◆ **Exercise goal**: Skip all pictures. Write out the data below from its first line through the line that contains "40, 45, 50];".

------

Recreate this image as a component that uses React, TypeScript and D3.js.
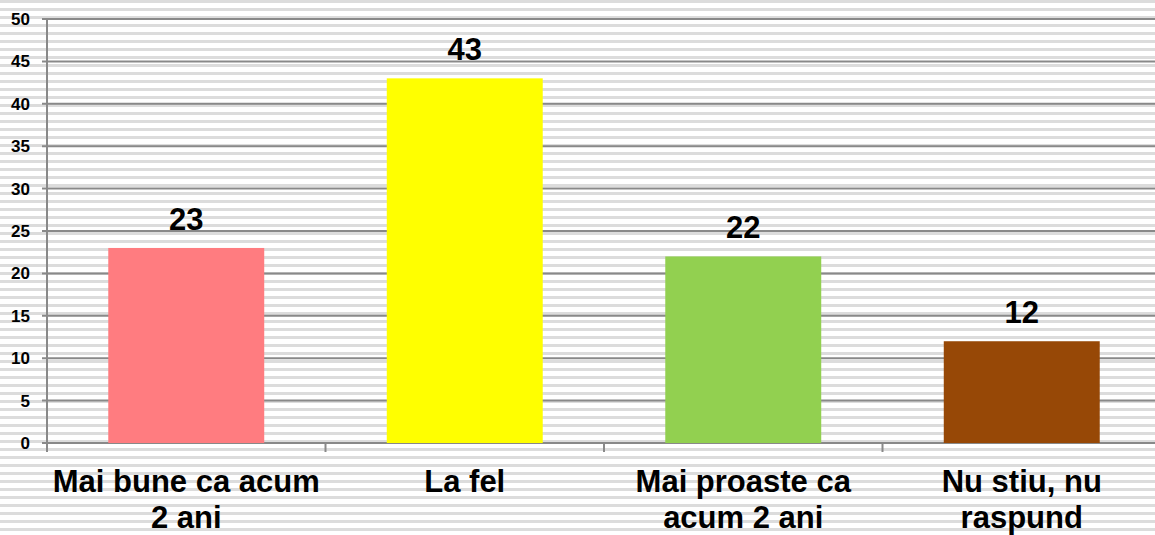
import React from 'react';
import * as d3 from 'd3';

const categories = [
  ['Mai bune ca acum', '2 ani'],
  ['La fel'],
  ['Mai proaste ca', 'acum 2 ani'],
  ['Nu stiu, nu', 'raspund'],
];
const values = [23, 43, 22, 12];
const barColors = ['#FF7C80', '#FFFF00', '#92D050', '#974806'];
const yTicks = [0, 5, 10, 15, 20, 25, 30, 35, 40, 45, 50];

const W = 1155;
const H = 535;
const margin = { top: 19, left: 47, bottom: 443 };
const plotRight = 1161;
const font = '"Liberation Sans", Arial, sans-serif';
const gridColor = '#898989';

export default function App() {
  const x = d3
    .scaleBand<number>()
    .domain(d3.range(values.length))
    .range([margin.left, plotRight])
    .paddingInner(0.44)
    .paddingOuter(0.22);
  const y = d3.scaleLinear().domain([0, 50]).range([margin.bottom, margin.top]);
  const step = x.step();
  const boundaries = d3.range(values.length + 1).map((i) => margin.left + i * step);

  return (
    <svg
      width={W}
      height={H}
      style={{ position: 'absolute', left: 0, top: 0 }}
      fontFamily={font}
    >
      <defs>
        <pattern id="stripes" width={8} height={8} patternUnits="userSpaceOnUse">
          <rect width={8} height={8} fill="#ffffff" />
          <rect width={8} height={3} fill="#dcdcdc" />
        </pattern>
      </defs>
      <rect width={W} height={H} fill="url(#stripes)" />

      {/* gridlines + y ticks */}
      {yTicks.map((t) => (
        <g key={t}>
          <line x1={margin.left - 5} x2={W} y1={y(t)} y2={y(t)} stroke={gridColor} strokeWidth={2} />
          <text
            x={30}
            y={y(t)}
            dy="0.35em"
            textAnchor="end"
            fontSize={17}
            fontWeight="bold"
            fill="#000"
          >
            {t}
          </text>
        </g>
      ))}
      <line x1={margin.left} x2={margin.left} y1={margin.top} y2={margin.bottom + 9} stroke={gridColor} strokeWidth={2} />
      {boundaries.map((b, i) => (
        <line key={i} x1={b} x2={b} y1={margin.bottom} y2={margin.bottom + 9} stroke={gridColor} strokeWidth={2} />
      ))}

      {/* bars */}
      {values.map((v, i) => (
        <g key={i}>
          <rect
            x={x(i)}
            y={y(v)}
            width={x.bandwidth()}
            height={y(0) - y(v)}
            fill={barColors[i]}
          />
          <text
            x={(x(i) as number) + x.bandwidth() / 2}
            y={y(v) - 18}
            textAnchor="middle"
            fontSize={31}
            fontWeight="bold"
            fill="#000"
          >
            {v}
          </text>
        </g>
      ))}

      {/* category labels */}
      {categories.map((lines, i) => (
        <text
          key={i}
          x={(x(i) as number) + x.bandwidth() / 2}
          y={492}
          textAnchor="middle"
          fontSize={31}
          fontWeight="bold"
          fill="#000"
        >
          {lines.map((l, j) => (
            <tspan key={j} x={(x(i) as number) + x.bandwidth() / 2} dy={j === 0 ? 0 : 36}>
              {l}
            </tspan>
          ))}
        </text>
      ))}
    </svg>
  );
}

------

◆ **Result of this exercise**:
Recreate this image as a component that uses React, TypeScript and D3.js.
import React from 'react';
import * as d3 from 'd3';

const categories = [
  ['Mai bune ca acum', '2 ani'],
  ['La fel'],
  ['Mai proaste ca', 'acum 2 ani'],
  ['Nu stiu, nu', 'raspund'],
];
const values = [23, 43, 22, 12];
const barColors = ['#FF7C80', '#FFFF00', '#92D050', '#974806'];
const yTicks = [0, 5, 10, 15, 20, 25, 30, 35, 40, 45, 50];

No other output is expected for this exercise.